Transcriptome versus genome microsatellite markers

Both transcriptomic and genomic sequencing identified many potential microsatellites, but the number and properties of these microsatellites were quite different. Transcriptomic SSRs are expected to display lower levels of polymorphism than genomic SSRs, as they are associated with conserved regions of the genome [19, 75]. In our study, the polymorphic screening in Quasipaa boulengeri showed that both Na and Ho were lower in transcriptomic than genomic microsatellites (Figs. 4, 5). This low polymorphism could be explained by transcriptomic SSRs are often non-neutral loci, which might bias the estimates of population divergence under the assumption of a neutral model of drift, mutation and migration [19, 34]. In addition, a few study found that the level of SSR variability is likely to differ between coding and untranslated regions [48, 76]. That could be the reason why microsatellites derived from transcriptome were different between Quasipaa boulengeri and Amolops mantzorum.

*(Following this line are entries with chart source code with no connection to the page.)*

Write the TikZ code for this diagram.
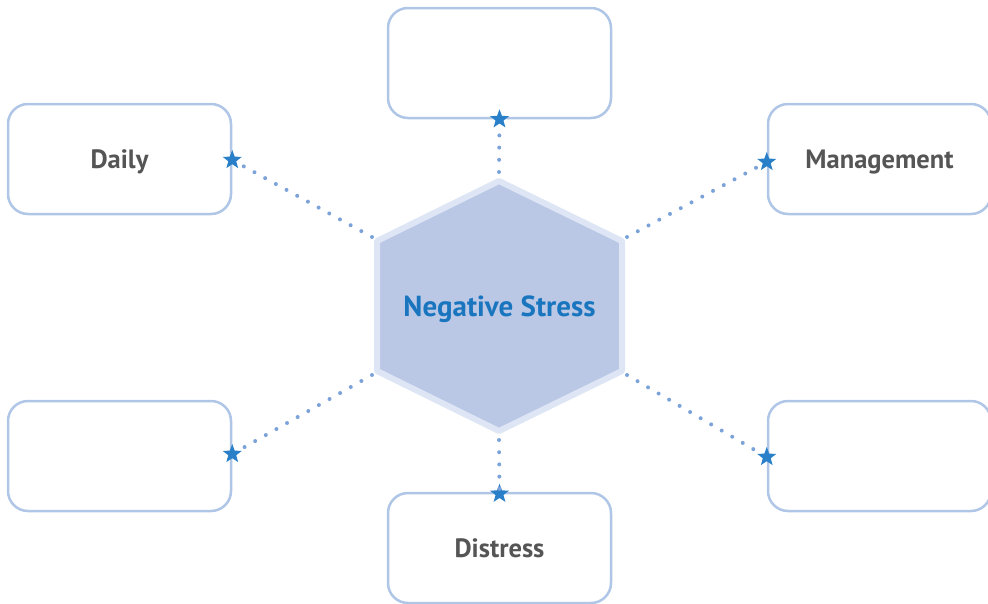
\documentclass[tikz,border=0pt]{standalone}
\usepackage{fontspec}
\setmainfont{PT Sans}
\usetikzlibrary{shapes.geometric}
\definecolor{boxline}{HTML}{AFC6E6}
\definecolor{hexfill}{HTML}{BAC8E6}
\definecolor{hexrim}{HTML}{DEE6F5}
\definecolor{dotcol}{HTML}{7BA3DA}
\definecolor{starcol}{HTML}{2A80C8}
\definecolor{labelgray}{HTML}{555555}
\definecolor{titleblue}{HTML}{1A75BF}
\tikzset{
  topicbox/.style={draw=boxline, line width=2.5pt, rounded corners=20pt, fill=white,
    minimum width=223pt, minimum height=110pt, inner sep=0pt, text depth=0pt,
    font=\fontsize{26.5}{30}\selectfont\bfseries, text=labelgray},
  starmark/.style={star, star points=5, star point ratio=2.4, fill=starcol, draw=none,
    minimum size=20pt, inner sep=0pt},
  dotline/.style={draw=dotcol, line width=4pt, line cap=round, dash pattern=on 0pt off 12.2pt},
}
\begin{document}
\begin{tikzpicture}[x=1pt,y=-1pt]
\useasboundingbox (0,0) rectangle (988,603);
% hexagon vertices
\coordinate (hT) at (499,181);
\coordinate (hUR) at (622,241);
\coordinate (hLR) at (622,371);
\coordinate (hB) at (499,431);
\coordinate (hLL) at (377,371);
\coordinate (hUL) at (377,241);
\draw[hexrim, line width=6pt, fill=hexfill, line join=round] (hT) -- (hUR) -- (hLR) -- (hB) -- (hLL) -- (hUL) -- cycle;
\node[font=\fontsize{29}{33}\selectfont\bfseries, text=titleblue] (center) at (499.5,309) {Negative Stress};
% boxes
\node[topicbox] (top) at (499.5,63) {};
\node[topicbox] (daily) at (119.5,159) {Daily};
\node[topicbox] (mgmt) at (879.5,159) {Management};
\node[topicbox] (bl) at (119.5,456) {};
\node[topicbox] (br) at (879.5,456) {};
\node[topicbox] (dist) at (499.5,548) {Distress};
% stars
\node[starmark] (sT) at (top.south) {};
\node[starmark] (sD) at ([yshift=-1pt]daily.east) {};
\node[starmark] (sM) at ([yshift=-3pt]mgmt.west) {};
\node[starmark] (sBL) at ([yshift=2pt]bl.east) {};
\node[starmark] (sBR) at ([yshift=-1pt]br.west) {};
\node[starmark] (sB) at ([yshift=-2pt]dist.north) {};
% connectors
\draw[dotline, shorten >=4pt] ([yshift=9pt]hT) -- (sT.center);
\draw[dotline, shorten >=4pt] ([xshift=-5pt,yshift=4pt]hUL) -- (sD.center);
\draw[dotline, shorten >=4pt] ([xshift=5pt,yshift=4pt]hUR) -- (sM.center);
\draw[dotline, shorten >=4pt] ([xshift=-5pt,yshift=-4pt]hLL) -- (sBL.center);
\draw[dotline, shorten >=4pt] ([xshift=5pt,yshift=-4pt]hLR) -- (sBR.center);
\draw[dotline, shorten >=4pt] ([yshift=-9pt]hB) -- (sB.center);
\end{tikzpicture}
\end{document}
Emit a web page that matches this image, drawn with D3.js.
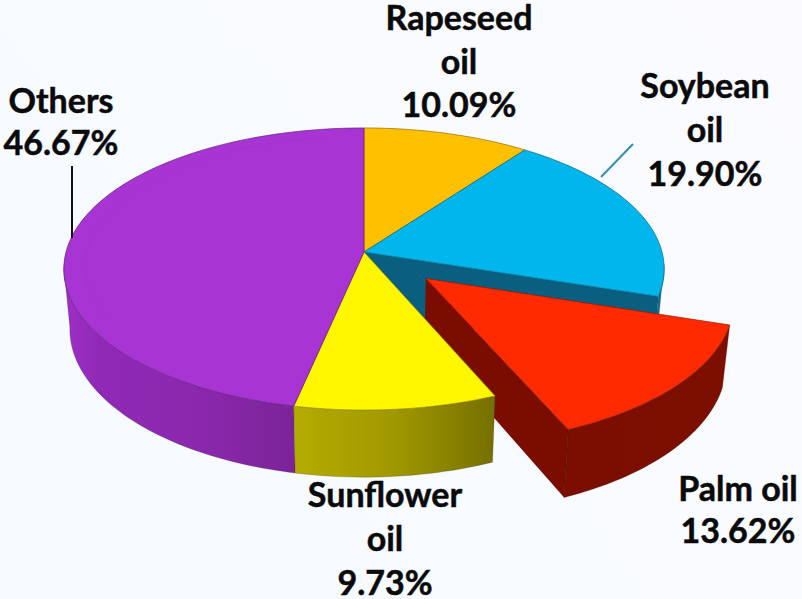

But it needs to be further investigated. The expansions or contractions of microsatellites within genes can eventually lead to phenotypic changes or loss of function [36]. Though low polymorphism for SSRs from transcriptomic sequencing, some studies would still chose this method to develop functionally linked loci. Because of the functional constraint on transcriptome SSRs, it is more easily to find functional linked loci from transcriptome than genome. The transcriptomic sequence is more conserved than noncoding genome sequence, and more likely to Blast on its sibling species with reference sequences of genome or transcriptome. It is very useful for non-model species to study loci location and function. For Quasipaa boulengeri, we employed both genomic and transcriptomic SSRs to isolate sex-linked microsatellite markers. And one locus from transcriptome sequencing data was found [77]. Overall, these results forge a framework for our deep understanding of the evolution and distribution of microsatellites and how different isolation strategies affect microsatellite development using NGS.

Conclusions

In the era of NGS, microsatellite data may already or soon be available as a byproduct of NGS, and it is still widely used in ecology and evolution. By using genome skimming and transcriptomic sequencing of non-model frog species, we investigated how the assembly strategy, read length, sequencing depth, and library layout affect the number and polymorphism of the isolated microsatellites. These results forge a framework for our deep understanding of the evolution and isolation strategies of microsatellites: 1) the number of isolated microsatellites increases with increased data quantity and read length; 2) assembly strategy could also influence the processes involved in microsatellite development; 3) the transcriptomic microsatellites displayed lower levels of polymorphisms and were less abundant than genomic microsatellites; 4) the proportion of each type of nucleotide repeats was not affected.